PROBLEM REQUIREMENTS ->
Pull out each line of the data that includes the word "code".

EXERCISE MATERIALS ->
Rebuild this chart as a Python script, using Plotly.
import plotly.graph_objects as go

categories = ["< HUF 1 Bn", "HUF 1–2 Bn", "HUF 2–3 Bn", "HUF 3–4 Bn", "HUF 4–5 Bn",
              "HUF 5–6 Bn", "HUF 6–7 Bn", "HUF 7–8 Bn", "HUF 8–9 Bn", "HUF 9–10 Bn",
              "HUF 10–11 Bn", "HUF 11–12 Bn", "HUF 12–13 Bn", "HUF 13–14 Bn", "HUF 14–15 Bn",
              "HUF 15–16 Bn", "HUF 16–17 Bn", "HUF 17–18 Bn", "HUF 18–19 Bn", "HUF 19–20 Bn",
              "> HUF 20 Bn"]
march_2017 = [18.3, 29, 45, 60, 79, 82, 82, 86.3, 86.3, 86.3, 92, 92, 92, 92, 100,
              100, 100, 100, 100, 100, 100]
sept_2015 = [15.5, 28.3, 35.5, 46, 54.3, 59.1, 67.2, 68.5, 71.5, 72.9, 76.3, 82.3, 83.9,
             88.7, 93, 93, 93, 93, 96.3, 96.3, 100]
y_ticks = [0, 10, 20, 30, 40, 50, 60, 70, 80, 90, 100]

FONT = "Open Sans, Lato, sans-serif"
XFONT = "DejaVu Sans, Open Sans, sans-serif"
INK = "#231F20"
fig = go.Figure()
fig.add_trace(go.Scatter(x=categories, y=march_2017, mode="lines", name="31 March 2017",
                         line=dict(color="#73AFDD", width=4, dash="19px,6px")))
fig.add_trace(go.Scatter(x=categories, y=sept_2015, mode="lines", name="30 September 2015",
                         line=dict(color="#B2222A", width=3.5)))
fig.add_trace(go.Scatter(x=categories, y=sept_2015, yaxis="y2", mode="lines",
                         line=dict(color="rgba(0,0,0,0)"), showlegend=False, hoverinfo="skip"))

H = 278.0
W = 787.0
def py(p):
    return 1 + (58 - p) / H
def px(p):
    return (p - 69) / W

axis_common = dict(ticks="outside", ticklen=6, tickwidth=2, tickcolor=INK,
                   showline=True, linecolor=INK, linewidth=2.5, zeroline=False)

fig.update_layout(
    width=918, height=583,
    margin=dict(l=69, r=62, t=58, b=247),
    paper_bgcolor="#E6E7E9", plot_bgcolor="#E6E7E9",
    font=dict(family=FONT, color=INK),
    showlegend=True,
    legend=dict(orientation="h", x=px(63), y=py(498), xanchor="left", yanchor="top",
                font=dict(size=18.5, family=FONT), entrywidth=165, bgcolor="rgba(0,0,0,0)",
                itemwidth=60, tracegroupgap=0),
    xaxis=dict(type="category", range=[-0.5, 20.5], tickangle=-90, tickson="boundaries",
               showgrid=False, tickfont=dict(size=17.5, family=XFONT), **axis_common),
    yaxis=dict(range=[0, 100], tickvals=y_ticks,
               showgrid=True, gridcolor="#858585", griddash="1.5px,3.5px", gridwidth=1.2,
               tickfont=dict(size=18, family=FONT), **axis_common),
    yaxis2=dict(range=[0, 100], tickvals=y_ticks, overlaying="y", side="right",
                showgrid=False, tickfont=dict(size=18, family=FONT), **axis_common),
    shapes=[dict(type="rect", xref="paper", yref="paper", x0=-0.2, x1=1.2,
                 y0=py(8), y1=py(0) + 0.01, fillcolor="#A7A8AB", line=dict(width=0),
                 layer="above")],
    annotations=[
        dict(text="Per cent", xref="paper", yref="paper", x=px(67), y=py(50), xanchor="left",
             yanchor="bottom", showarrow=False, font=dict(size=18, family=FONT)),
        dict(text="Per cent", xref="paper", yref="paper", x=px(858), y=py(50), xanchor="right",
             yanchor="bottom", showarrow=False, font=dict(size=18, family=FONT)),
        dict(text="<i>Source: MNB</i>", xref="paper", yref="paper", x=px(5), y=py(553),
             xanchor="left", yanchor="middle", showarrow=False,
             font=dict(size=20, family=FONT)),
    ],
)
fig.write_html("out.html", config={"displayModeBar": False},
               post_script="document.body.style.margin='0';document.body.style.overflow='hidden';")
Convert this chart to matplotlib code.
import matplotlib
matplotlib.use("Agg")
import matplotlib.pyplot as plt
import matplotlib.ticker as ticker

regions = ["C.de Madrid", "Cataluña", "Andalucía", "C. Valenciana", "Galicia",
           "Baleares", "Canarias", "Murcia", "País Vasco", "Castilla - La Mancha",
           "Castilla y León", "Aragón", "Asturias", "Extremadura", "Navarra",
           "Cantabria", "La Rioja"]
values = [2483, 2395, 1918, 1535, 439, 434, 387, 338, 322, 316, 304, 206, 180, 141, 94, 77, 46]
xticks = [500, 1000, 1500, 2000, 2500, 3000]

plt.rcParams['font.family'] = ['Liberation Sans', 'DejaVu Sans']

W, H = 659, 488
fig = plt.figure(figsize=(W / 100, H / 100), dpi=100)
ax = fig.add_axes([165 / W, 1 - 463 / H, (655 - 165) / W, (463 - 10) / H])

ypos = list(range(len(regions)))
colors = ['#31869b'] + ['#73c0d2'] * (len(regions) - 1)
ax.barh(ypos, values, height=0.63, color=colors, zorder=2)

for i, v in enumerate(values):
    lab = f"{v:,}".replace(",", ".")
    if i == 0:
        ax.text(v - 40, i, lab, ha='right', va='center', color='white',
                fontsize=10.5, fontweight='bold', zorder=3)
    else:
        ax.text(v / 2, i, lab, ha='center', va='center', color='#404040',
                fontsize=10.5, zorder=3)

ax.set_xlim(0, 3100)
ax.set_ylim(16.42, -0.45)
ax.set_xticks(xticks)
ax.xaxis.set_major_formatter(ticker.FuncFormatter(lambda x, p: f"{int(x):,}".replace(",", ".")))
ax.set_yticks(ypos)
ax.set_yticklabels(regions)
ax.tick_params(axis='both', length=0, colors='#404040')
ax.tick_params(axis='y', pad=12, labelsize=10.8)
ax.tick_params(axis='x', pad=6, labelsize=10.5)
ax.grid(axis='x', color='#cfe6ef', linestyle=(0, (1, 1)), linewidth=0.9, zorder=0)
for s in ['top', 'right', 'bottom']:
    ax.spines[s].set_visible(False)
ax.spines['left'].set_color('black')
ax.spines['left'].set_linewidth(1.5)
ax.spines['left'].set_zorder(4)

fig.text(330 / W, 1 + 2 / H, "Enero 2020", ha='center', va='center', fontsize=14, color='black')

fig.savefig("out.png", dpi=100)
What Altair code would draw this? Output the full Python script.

WRITTEN RESPONSE ->
Convert this chart to matplotlib code.
What Altair code would draw this? Output the full Python script.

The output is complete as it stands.